Goal: Would you write out the listing verbatim and skip every picture in it?

________

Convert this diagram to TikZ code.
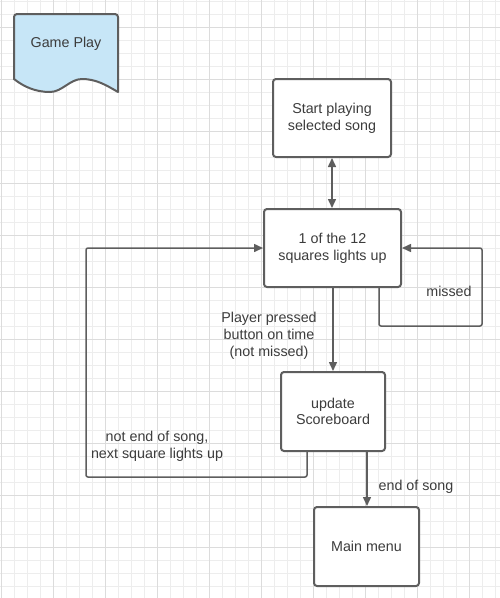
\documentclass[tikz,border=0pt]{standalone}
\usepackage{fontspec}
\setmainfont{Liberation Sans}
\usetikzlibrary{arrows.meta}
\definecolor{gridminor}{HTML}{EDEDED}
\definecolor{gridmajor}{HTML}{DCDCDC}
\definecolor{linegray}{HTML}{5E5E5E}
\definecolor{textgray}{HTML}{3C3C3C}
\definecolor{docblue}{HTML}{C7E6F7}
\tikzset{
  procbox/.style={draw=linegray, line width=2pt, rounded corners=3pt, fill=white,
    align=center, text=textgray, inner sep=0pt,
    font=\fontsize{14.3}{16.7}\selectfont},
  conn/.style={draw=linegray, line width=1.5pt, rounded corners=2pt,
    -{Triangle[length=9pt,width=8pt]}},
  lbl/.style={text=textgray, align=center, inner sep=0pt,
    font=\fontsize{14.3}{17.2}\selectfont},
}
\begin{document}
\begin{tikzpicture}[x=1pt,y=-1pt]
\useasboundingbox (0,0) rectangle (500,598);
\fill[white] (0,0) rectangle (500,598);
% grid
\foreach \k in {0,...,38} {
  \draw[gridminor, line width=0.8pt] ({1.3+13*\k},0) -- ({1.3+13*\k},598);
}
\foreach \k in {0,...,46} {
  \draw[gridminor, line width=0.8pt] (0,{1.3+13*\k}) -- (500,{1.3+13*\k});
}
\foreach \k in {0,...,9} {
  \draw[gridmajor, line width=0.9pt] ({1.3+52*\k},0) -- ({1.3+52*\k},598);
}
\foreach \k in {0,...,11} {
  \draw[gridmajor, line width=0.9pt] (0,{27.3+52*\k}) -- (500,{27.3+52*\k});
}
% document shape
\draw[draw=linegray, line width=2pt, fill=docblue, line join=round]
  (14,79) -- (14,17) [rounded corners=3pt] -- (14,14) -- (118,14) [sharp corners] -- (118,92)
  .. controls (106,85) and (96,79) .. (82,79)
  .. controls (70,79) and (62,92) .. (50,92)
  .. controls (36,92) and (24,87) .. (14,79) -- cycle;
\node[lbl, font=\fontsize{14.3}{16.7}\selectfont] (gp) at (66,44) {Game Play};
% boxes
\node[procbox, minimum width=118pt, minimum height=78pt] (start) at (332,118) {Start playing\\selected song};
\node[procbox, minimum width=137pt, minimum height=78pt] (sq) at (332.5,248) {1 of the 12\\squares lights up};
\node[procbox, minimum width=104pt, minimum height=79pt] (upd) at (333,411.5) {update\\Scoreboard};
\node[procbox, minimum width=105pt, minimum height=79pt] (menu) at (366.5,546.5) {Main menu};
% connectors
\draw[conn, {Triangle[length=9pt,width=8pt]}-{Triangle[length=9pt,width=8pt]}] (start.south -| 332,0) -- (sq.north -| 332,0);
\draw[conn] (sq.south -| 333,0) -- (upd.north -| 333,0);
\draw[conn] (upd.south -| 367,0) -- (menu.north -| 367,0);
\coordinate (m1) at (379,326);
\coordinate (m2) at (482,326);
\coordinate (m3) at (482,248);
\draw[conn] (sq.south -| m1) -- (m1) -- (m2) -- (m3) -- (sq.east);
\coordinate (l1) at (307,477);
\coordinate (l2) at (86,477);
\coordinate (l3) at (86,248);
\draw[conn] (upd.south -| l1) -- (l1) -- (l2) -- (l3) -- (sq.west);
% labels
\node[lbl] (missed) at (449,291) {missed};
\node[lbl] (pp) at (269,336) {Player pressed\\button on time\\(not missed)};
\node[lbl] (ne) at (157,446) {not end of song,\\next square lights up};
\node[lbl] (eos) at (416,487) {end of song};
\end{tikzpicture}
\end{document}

________

Response to this task:
Convert this diagram to TikZ code.
\documentclass[tikz,border=0pt]{standalone}
\usepackage{fontspec}
\setmainfont{Liberation Sans}
\usetikzlibrary{arrows.meta}
\definecolor{gridminor}{HTML}{EDEDED}
\definecolor{gridmajor}{HTML}{DCDCDC}
\definecolor{linegray}{HTML}{5E5E5E}
\definecolor{textgray}{HTML}{3C3C3C}
\definecolor{docblue}{HTML}{C7E6F7}
\tikzset{
  procbox/.style={draw=linegray, line width=2pt, rounded corners=3pt, fill=white,
    align=center, text=textgray, inner sep=0pt,
    font=\fontsize{14.3}{16.7}\selectfont},
  conn/.style={draw=linegray, line width=1.5pt, rounded corners=2pt,
    -{Triangle[length=9pt,width=8pt]}},
  lbl/.style={text=textgray, align=center, inner sep=0pt,
    font=\fontsize{14.3}{17.2}\selectfont},
}
\begin{document}
\begin{tikzpicture}[x=1pt,y=-1pt]
\useasboundingbox (0,0) rectangle (500,598);
\fill[white] (0,0) rectangle (500,598);
% grid
\foreach \k in {0,...,38} {
  \draw[gridminor, line width=0.8pt] ({1.3+13*\k},0) -- ({1.3+13*\k},598);
}
\foreach \k in {0,...,46} {
  \draw[gridminor, line width=0.8pt] (0,{1.3+13*\k}) -- (500,{1.3+13*\k});
}
\foreach \k in {0,...,9} {
  \draw[gridmajor, line width=0.9pt] ({1.3+52*\k},0) -- ({1.3+52*\k},598);
}
\foreach \k in {0,...,11} {
  \draw[gridmajor, line width=0.9pt] (0,{27.3+52*\k}) -- (500,{27.3+52*\k});
}
% document shape
\draw[draw=linegray, line width=2pt, fill=docblue, line join=round]
  (14,79) -- (14,17) [rounded corners=3pt] -- (14,14) -- (118,14) [sharp corners] -- (118,92)
  .. controls (106,85) and (96,79) .. (82,79)
  .. controls (70,79) and (62,92) .. (50,92)
  .. controls (36,92) and (24,87) .. (14,79) -- cycle;
\node[lbl, font=\fontsize{14.3}{16.7}\selectfont] (gp) at (66,44) {Game Play};
% boxes
\node[procbox, minimum width=118pt, minimum height=78pt] (start) at (332,118) {Start playing\\selected song};
\node[procbox, minimum width=137pt, minimum height=78pt] (sq) at (332.5,248) {1 of the 12\\squares lights up};
\node[procbox, minimum width=104pt, minimum height=79pt] (upd) at (333,411.5) {update\\Scoreboard};
\node[procbox, minimum width=105pt, minimum height=79pt] (menu) at (366.5,546.5) {Main menu};
% connectors
\draw[conn, {Triangle[length=9pt,width=8pt]}-{Triangle[length=9pt,width=8pt]}] (start.south -| 332,0) -- (sq.north -| 332,0);
\draw[conn] (sq.south -| 333,0) -- (upd.north -| 333,0);
\draw[conn] (upd.south -| 367,0) -- (menu.north -| 367,0);
\coordinate (m1) at (379,326);
\coordinate (m2) at (482,326);
\coordinate (m3) at (482,248);
\draw[conn] (sq.south -| m1) -- (m1) -- (m2) -- (m3) -- (sq.east);
\coordinate (l1) at (307,477);
\coordinate (l2) at (86,477);
\coordinate (l3) at (86,248);
\draw[conn] (upd.south -| l1) -- (l1) -- (l2) -- (l3) -- (sq.west);
% labels
\node[lbl] (missed) at (449,291) {missed};
\node[lbl] (pp) at (269,336) {Player pressed\\button on time\\(not missed)};
\node[lbl] (ne) at (157,446) {not end of song,\\next square lights up};
\node[lbl] (eos) at (416,487) {end of song};
\end{tikzpicture}
\end{document}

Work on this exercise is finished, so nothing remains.